Kane raising Cain over road signs

Published: Sunday, March 20 2005 12:00 a.m. MST

In the latest move over a long-standing dispute over control of local roads, Kane County has begun posting signs designating off-road vehicle routes in a wilderness study area.

The signs are next to some posted by the Bureau of Land Management specifically prohibiting motorized traffic several miles northeast of Coral Pink Sand Dunes State Park. The county is locked in a dispute over the RS2477 statute, a Civil War-era law granting broad rights of way across public land until it was repealed by Congress in 1976, with existing roads grandfathered in.

Neither Kane County nor BLM officials could be reached for comment Friday, but word of the new sign postings drew a swift response from environmentalists.

"This is a huge line to cross," said Liz Thomas, a Southern Utah Wilderness Alliance attorney. "The BLM has a duty to protect these (wilderness study areas), so I think the situation has changed. The county is clearly pushing the edge here."
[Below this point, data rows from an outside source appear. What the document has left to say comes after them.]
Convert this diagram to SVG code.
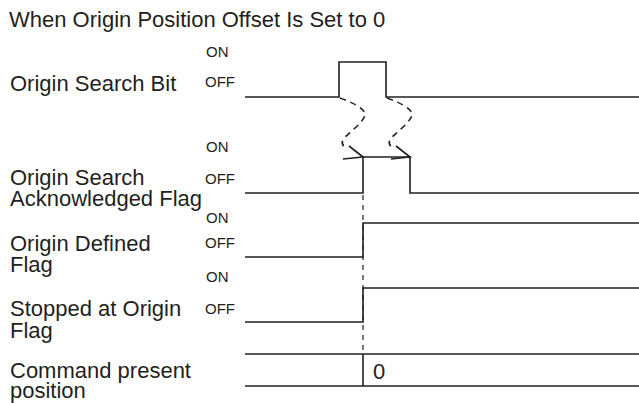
<svg xmlns="http://www.w3.org/2000/svg" width="639" height="403" viewBox="0 0 639 403">
<style>
.lbl{font-family:"Liberation Sans",Arial,sans-serif;font-size:22px;fill:#231f20}
.st{font-family:"Liberation Sans",Arial,sans-serif;font-size:15px;fill:#231f20}
.sig{fill:none;stroke:#231f20;stroke-width:1.6}
.dash{fill:none;stroke:#231f20;stroke-width:1.6;stroke-dasharray:6 5}
.vd{fill:none;stroke:#231f20;stroke-width:1.2;stroke-dasharray:5 5}
.ah{fill:none;stroke:#231f20;stroke-width:1.6}
</style>
<rect width="639" height="403" fill="#fff"/>
<text class="lbl" x="9" y="27">When Origin Position Offset Is Set to 0</text>
<g id="origin-search-bit">
<text class="lbl" x="10" y="91">Origin Search Bit</text>
<text class="st" x="206" y="57">ON</text>
<text class="st" x="205" y="87">OFF</text>
</g>
<g id="origin-search-ack">
<text class="lbl" x="10" y="185">Origin Search</text>
<text class="lbl" x="10" y="206">Acknowledged Flag</text>
<text class="st" x="206" y="152">ON</text>
<text class="st" x="205" y="184">OFF</text>
</g>
<g id="origin-defined">
<text class="lbl" x="10" y="251">Origin Defined</text>
<text class="lbl" x="10" y="272">Flag</text>
<text class="st" x="206" y="223">ON</text>
<text class="st" x="205" y="248">OFF</text>
</g>
<g id="stopped-at-origin">
<text class="lbl" x="10" y="316">Stopped at Origin</text>
<text class="lbl" x="10" y="338">Flag</text>
<text class="st" x="206" y="282">ON</text>
<text class="st" x="205" y="314">OFF</text>
</g>
<g id="command-present-position">
<text class="lbl" x="10" y="378">Command present</text>
<text class="lbl" x="10" y="398">position</text>
<text class="lbl" x="373" y="379">0</text>
</g>
<g id="connectors">
<polyline class="sig" points="245,97 339,97 339,62 386,62 386,97 639,97"/>
<polyline class="sig" points="245,193 363,193 363,157 410,157 410,193 639,193"/>
<polyline class="sig" points="245,257 363,257 363,223 639,223"/>
<polyline class="sig" points="245,322 363,322 363,288 639,288"/>
<line class="sig" x1="245" y1="354" x2="639" y2="354"/>
<line class="sig" x1="245" y1="386" x2="639" y2="386"/>
<line class="sig" x1="363" y1="354" x2="363" y2="386"/>
<line class="vd" x1="363" y1="195" x2="363" y2="354"/>
<path class="dash" d="M340,98 Q362,106 365,113 Q366,118 355,128 L344,138 Q339,145 348,149"/>
<path class="dash" d="M387,98 Q409,106 412,113 Q413,118 402,128 L391,138 Q386,145 395,149"/>
<path class="ah" d="M349,146 L363,157 L343,159"/>
<path class="ah" d="M396,146 L410,157 L391,159"/>
</g>
</svg>
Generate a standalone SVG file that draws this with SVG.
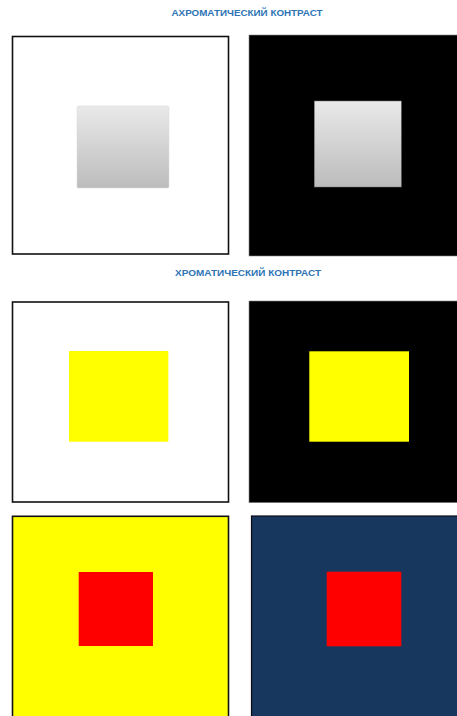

The road in question leads to an old windmill used by ranchers to pump water. It is also the site of a rare grove of aspen trees along with manzanita brush and a variety of grasses.

Earlier this week, Kane County Commissioner Mark Habbeshaw reiterated the county's position that posting the signs is necessary to protect vital local interests.

"We're signing what we believe to be our county transportation system," he said. "If we're wrong, we'll remove them, but we think we're on pretty solid ground.

"We are trying to work with the BLM, and I think that's been demonstrated in a number of instances," he continued. "At the same time, we can't let them dictate over our property rights."

BLM officials in Kanab are in the early stages of crafting a new resource management plan for the area that would involve off-road-vehicle access and route planning.

Kane County "is acting as if the federal planning process has no standing as to how federal lands will be managed," BLM spokesman Don Banks said this past week.

A little less than two years ago, Kane County officials removed nearly three dozen BLM signs in the Grand Staircase-Escalante National Monument that either prohibited or restricted off-road vehicle use. That incident prompted a grand jury investigation of Habbeshaw and Kane County Sheriff Lamont Smith, though no charges have been filed.

The U.S. Attorney's Office declined comment this past week about the sign postings or the status of the earlier sign-removal investigation.

"However, that shouldn't be construed to mean there isn't anything going on," said spokeswoman Melodie Rydalch.

Habbeshaw says county road crews are moving west to east across BLM land as they post the signs, though they have been slowed recently by wet, muddy conditions. The plan, he adds, is to eventually post signs on all roads the county claims under RS2477.